Mr. Pompeo responded, “Diplomatic security is not about dollars expended.”
The issue of Saudi Arabia has drawn bipartisan condemnation of the Trump administration from Congress, which is suspicious of Crown Prince Mohammed bin Salman’s role in the killing of Mr. Khashoggi — the C.I.A. has concluded that he ordered the murder — and his role in pushing Saudi forces in the disastrous war in Yemen.
On Wednesday, Representative Brad Sherman, Democrat of California, pressed Mr. Pompeo on the administration’s nuclear negotiations with Saudi Arabia. Last month, House Democrats released a report that said top administration officials had pushed to build nuclear power plants throughout Saudi Arabia over the objections of White House lawyers.
“If you can’t trust a regime with a bone saw, you should not trust it with nuclear weapons,” Mr. Sherman said, referring to a tool that Turkish officials have said was used to dismember Mr. Khashoggi in the Saudi consulate in Istanbul.

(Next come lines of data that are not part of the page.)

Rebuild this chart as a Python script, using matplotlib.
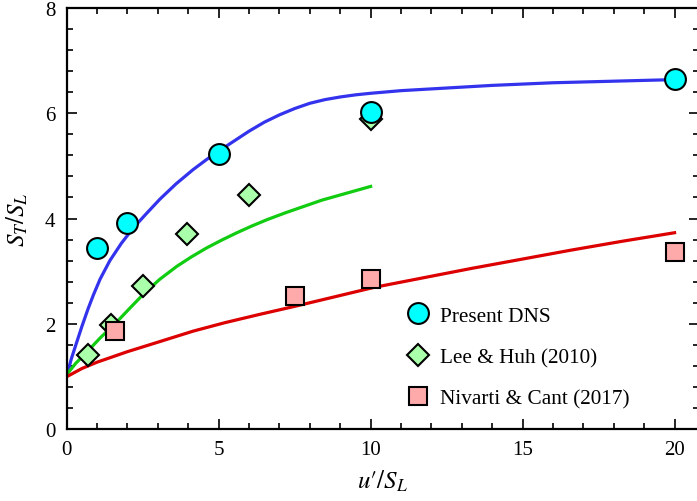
import matplotlib
matplotlib.use("Agg")
import matplotlib.pyplot as plt
from matplotlib.ticker import MultipleLocator

plt.rcParams['font.family'] = ['Liberation Serif', 'DejaVu Serif']
plt.rcParams['mathtext.fontset'] = 'stix'

# Data points
dns_x = [1.0, 2.0, 5.0, 10.0, 20.0]
dns_y = [3.44, 3.92, 5.23, 6.02, 6.66]

lee_x = [0.7, 1.45, 2.5, 3.95, 6.0, 10.0]
lee_y = [1.4, 1.98, 2.72, 3.7, 4.45, 5.9]

niv_x = [1.6, 7.5, 10.0, 20.0]
niv_y = [1.87, 2.52, 2.86, 3.37]

# Curves
blue_x = [0.02, 0.15, 0.33, 0.5, 0.7, 0.88, 1.1, 1.42, 1.8, 2.19, 2.6, 3.07, 3.6, 4.16, 4.6, 5.0, 5.5,
          6.0, 6.5, 7.0, 7.5, 8.0, 8.5, 9.0, 9.5, 10.0, 11.0, 12.5, 14.0, 16.0, 18.0, 20.0]
blue_y = [1.05, 1.33, 1.65, 1.95, 2.28, 2.55, 2.85, 3.2, 3.53, 3.82, 4.08, 4.37, 4.66, 4.93, 5.12, 5.28, 5.47,
          5.66, 5.83, 5.97, 6.09, 6.19, 6.26, 6.31, 6.35, 6.38, 6.43, 6.48, 6.53, 6.58, 6.61, 6.64]

green_x = [0.02, 0.3, 0.66, 1.1, 1.64, 2.1, 2.52, 3.05, 3.62, 4.1, 4.6, 5.1, 5.6, 6.1, 6.6, 7.2, 7.8, 8.4, 9.2, 10.0]
green_y = [1.05, 1.25, 1.46, 1.73, 2.03, 2.31, 2.56, 2.84, 3.09, 3.27, 3.44, 3.59, 3.73, 3.86, 3.98, 4.11, 4.23, 4.35, 4.48, 4.61]

red_x = [0.02, 0.5, 1.0, 2.0, 3.0, 4.16, 5.2, 6.36, 7.57, 8.8, 10.1, 11.7, 13.3, 15.0, 16.6, 18.3, 20.0]
red_y = [1.0, 1.15, 1.27, 1.47, 1.65, 1.86, 2.02, 2.18, 2.34, 2.51, 2.69, 2.87, 3.05, 3.23, 3.40, 3.57, 3.73]

fig = plt.figure(figsize=(6.97, 5.02), dpi=100)
ax = fig.add_axes([0.0957, 0.1434, 0.907, 0.8386])

ax.plot(blue_x, blue_y, color='#3333ee', lw=2.3, zorder=2, solid_joinstyle='round')
ax.plot(green_x, green_y, color='#11cc11', lw=2.3, zorder=2, solid_joinstyle='round')
ax.plot(red_x, red_y, color='#dd0000', lw=2.3, zorder=2, solid_joinstyle='round')

ax.plot(dns_x, dns_y, 'o', ms=15, mfc='#00ffff', mec='black', mew=1.5, ls='none', zorder=4, label='Present DNS')
ax.plot(lee_x, lee_y, 'D', ms=11, mfc='#aaffaa', mec='black', mew=1.5, ls='none', zorder=3, label='Lee & Huh (2010)')
ax.plot(niv_x, niv_y, 's', ms=13, mfc='#ffaaaa', mec='black', mew=1.5, ls='none', zorder=3, label='Nivarti & Cant (2017)')

ax.set_xlim(0, 20.8)
ax.set_ylim(0, 8)
ax.xaxis.set_major_locator(MultipleLocator(5))
ax.xaxis.set_minor_locator(MultipleLocator(1))
ax.yaxis.set_major_locator(MultipleLocator(2))
ax.yaxis.set_minor_locator(MultipleLocator(0.4))
ax.tick_params(which='both', direction='in', top=True, right=True, labelsize=15, width=1.2)
ax.tick_params(which='major', length=7, pad=8)
ax.tick_params(which='minor', length=4)
for s in ax.spines.values():
    s.set_linewidth(1.6)

ax.set_xlabel("$u′/S_L$", fontsize=18, labelpad=6)
ax.set_ylabel(r"$S_T/S_L$", fontsize=18, labelpad=11)

ax.legend(loc='upper left', bbox_to_anchor=(0.539, 0.293), frameon=False, fontsize=15.3,
          numpoints=1, handlelength=1.0, handletextpad=0.55, labelspacing=1.02, borderpad=0, borderaxespad=0)

fig.savefig('out.png', dpi=100)
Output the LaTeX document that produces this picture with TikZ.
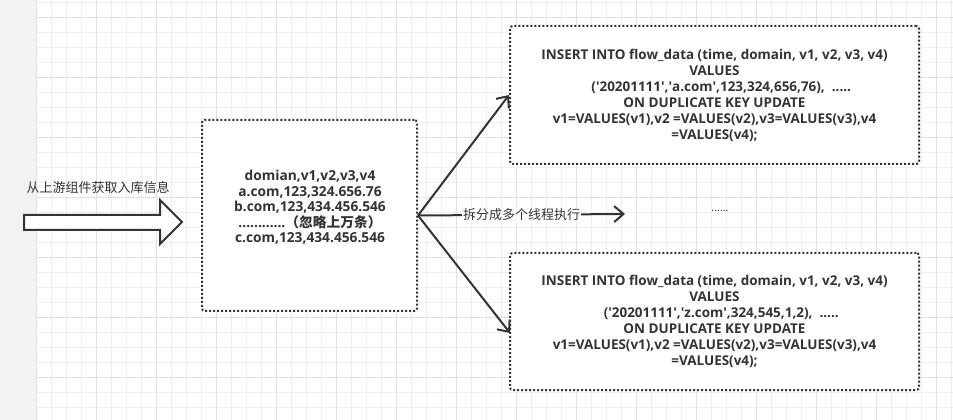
\documentclass[tikz,border=0pt]{standalone}
\usepackage{fontspec}
\setmainfont{Open Sans}
\newfontfamily\cjk{Noto Sans CJK SC}
\usetikzlibrary{arrows.meta}
\definecolor{ink}{HTML}{333333}
\definecolor{strip}{HTML}{F2F2F2}
\definecolor{gridminor}{HTML}{EFEFEF}
\definecolor{gridmajor}{HTML}{E2E2E2}
\tikzset{
	dotbox/.style={draw=ink, fill=white, line width=1.5pt, dash pattern=on 1.5pt off 1.5pt, rounded corners=2pt, align=center, text=ink, font=\bfseries\fontsize{10.1}{12}\selectfont},
	rowtext/.style={align=center, text=ink, font=\bfseries\fontsize{10.3}{11.6}\selectfont},
	cjklabel/.style={text=ink, font=\cjk\fontsize{9.75}{10}\selectfont},
	flow/.style={draw=ink, line width=1.5pt, -{Straight Barb[length=7pt,width=12pt]}}
}

\begin{document}
\begin{tikzpicture}[x=0.75pt,y=-0.75pt]
	\useasboundingbox (0,0) rectangle (953,420);
	\fill[white] (0,0) rectangle (953,420);
	\fill[strip] (0,0) rectangle (36.7,420);
	\foreach \gx in {51.7,66.7,...,953} \draw[gridminor, line width=0.75pt] (\gx,0) -- (\gx,420);
	\foreach \gy in {2.3,17.3,...,420} \draw[gridminor, line width=0.75pt] (36.7,\gy) -- (953,\gy);
	\foreach \gx in {36.7,96.7,...,953} \draw[gridmajor, line width=0.75pt] (\gx,0) -- (\gx,420);
	\foreach \gy in {17.3,77.3,...,420} \draw[gridmajor, line width=0.75pt] (36.7,\gy) -- (953,\gy);

	\draw[ink, fill=white, line width=1.5pt, line join=miter] (24,215) -- (160,215) -- (160,200) -- (182,222) -- (160,244) -- (160,230) -- (24,230) -- cycle;
	\node[cjklabel] (source) at (98,188) {从上游组件获取入库信息};

	\node[dotbox, minimum width=161.25pt, minimum height=143.25pt] (rows) at (309.5,215.5) {};
	\node[rowtext] (rowlines) at (310,207.5) {domian,v1,v2,v3,v4\\a.com,123,324.656.76\\b.com,123,434.456.546\\............{\cjk （忽略上万条）}\\c.com,123,434.456.546};

	\node[dotbox, minimum width=306.75pt, minimum height=103.5pt] (sqla) at (714.5,95) {INSERT INTO flow\_data (time, domain, v1, v2, v3, v4)\\VALUES\\\quad(\textquotesingle20201111\textquotesingle,\textquotesingle a.com\textquotesingle,123,324,656,76),~~.....\\ON DUPLICATE KEY UPDATE\\v1=VALUES(v1),v2 =VALUES(v2),v3=VALUES(v3),v4\\=VALUES(v4);};
	\node[dotbox, minimum width=306.75pt, minimum height=102.75pt] (sqlb) at (714.5,321.5) {INSERT INTO flow\_data (time, domain, v1, v2, v3, v4)\\VALUES\\\quad(\textquotesingle20201111\textquotesingle,\textquotesingle z.com\textquotesingle,324,545,1,2),~~.....\\ON DUPLICATE KEY UPDATE\\v1=VALUES(v1),v2 =VALUES(v2),v3=VALUES(v3),v4\\=VALUES(v4);};

	\coordinate (tipb) at (510,333);
	\coordinate (more) at (625,214);
	\draw[flow] (rows.east) -- (sqla.west);
	\draw[flow] (rows.east) -- (tipb);
	\draw[flow] (rows.east) -- node[cjklabel, fill=white, inner sep=1pt] (split) {拆分成多个线程执行} (more);
	\node[text=ink, font=\fontsize{8}{8}\selectfont] (etc) at (720,211) {......};
\end{tikzpicture}
\end{document}
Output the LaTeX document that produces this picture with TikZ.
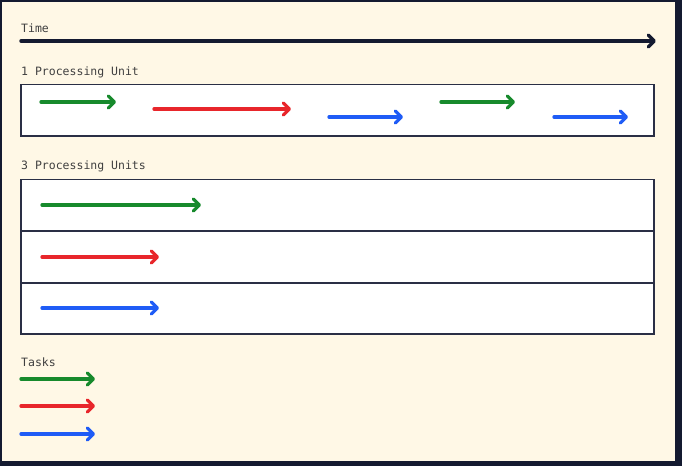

But perhaps the most heated exchange came from Representative Tom Malinowski, Democrat of New Jersey and the former assistant secretary of state for democracy, human rights and labor, who listed off a series of North Korea’s human rights abuses before noting that Mr. Trump withdrew new sanctions aimed at North Korea because the president “likes” the country’s leader, Kim Jong-un.
Was Mr. Kim “responsible for the decision not to allow Otto Warmbier to come home until he was at death’s door?” Mr. Malinowski asked, referencing the American college student who was imprisoned in North Korea and returned to the United States in a coma. “What is there to like?”
”Don’t make this a political football sir,” Mr. Pompeo blustered back. “It’s inappropriate to do so.”